* [Task objective]: Return only the lines from the top of the data down to the one that holds "(0,0) rectangle (893,475);", both included, without any pictures.

* [Source data]:
——————

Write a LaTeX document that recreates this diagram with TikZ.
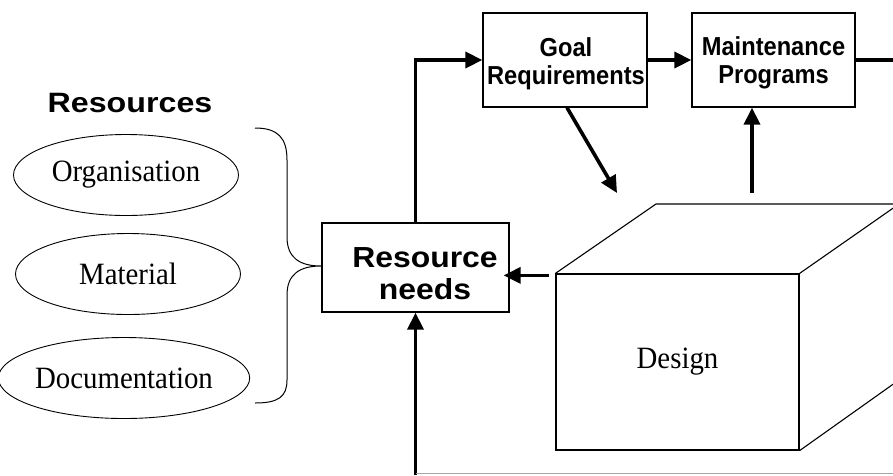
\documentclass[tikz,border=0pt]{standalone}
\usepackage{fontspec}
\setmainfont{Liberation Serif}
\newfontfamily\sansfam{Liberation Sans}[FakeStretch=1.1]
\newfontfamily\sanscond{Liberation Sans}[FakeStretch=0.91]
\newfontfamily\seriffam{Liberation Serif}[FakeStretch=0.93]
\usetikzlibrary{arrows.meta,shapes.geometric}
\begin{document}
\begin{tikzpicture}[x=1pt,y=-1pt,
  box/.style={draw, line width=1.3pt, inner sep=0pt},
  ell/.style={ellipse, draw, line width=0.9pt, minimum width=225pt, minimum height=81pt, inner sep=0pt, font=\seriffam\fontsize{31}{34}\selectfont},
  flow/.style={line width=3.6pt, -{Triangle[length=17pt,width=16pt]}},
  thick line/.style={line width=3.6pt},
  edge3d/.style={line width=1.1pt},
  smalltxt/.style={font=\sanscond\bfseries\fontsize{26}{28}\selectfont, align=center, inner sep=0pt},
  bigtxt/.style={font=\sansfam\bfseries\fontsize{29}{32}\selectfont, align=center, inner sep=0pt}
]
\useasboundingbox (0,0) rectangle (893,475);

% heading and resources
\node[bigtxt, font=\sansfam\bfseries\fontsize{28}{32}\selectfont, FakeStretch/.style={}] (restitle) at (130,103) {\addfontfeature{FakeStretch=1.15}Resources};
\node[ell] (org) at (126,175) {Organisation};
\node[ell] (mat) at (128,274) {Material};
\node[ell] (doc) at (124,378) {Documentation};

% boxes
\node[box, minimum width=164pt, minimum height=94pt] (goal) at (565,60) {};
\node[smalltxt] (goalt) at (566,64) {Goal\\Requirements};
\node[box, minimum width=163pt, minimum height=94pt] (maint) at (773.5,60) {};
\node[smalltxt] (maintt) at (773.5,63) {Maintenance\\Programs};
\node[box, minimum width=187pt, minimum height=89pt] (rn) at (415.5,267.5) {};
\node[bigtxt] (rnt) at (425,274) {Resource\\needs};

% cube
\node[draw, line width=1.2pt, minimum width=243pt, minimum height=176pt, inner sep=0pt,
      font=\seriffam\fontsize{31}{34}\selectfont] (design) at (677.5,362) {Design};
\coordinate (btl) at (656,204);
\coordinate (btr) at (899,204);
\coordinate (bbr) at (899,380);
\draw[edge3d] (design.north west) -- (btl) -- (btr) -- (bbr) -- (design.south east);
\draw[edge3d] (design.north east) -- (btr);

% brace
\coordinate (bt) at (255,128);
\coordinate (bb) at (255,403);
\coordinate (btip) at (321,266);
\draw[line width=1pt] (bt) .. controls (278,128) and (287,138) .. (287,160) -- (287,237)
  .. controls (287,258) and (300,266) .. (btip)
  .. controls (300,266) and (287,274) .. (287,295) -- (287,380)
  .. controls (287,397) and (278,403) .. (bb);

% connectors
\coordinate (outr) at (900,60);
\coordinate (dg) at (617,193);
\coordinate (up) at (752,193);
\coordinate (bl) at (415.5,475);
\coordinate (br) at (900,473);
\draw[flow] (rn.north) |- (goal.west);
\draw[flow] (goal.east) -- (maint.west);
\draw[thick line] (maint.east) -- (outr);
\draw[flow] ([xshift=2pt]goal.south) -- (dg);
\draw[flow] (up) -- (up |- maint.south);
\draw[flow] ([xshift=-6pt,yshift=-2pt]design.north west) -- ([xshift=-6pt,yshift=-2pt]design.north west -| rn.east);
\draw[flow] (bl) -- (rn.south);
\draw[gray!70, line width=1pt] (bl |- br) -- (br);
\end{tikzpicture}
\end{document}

——————

* [Answer to the exercise]:
Write a LaTeX document that recreates this diagram with TikZ.
\documentclass[tikz,border=0pt]{standalone}
\usepackage{fontspec}
\setmainfont{Liberation Serif}
\newfontfamily\sansfam{Liberation Sans}[FakeStretch=1.1]
\newfontfamily\sanscond{Liberation Sans}[FakeStretch=0.91]
\newfontfamily\seriffam{Liberation Serif}[FakeStretch=0.93]
\usetikzlibrary{arrows.meta,shapes.geometric}
\begin{document}
\begin{tikzpicture}[x=1pt,y=-1pt,
  box/.style={draw, line width=1.3pt, inner sep=0pt},
  ell/.style={ellipse, draw, line width=0.9pt, minimum width=225pt, minimum height=81pt, inner sep=0pt, font=\seriffam\fontsize{31}{34}\selectfont},
  flow/.style={line width=3.6pt, -{Triangle[length=17pt,width=16pt]}},
  thick line/.style={line width=3.6pt},
  edge3d/.style={line width=1.1pt},
  smalltxt/.style={font=\sanscond\bfseries\fontsize{26}{28}\selectfont, align=center, inner sep=0pt},
  bigtxt/.style={font=\sansfam\bfseries\fontsize{29}{32}\selectfont, align=center, inner sep=0pt}
]
\useasboundingbox (0,0) rectangle (893,475);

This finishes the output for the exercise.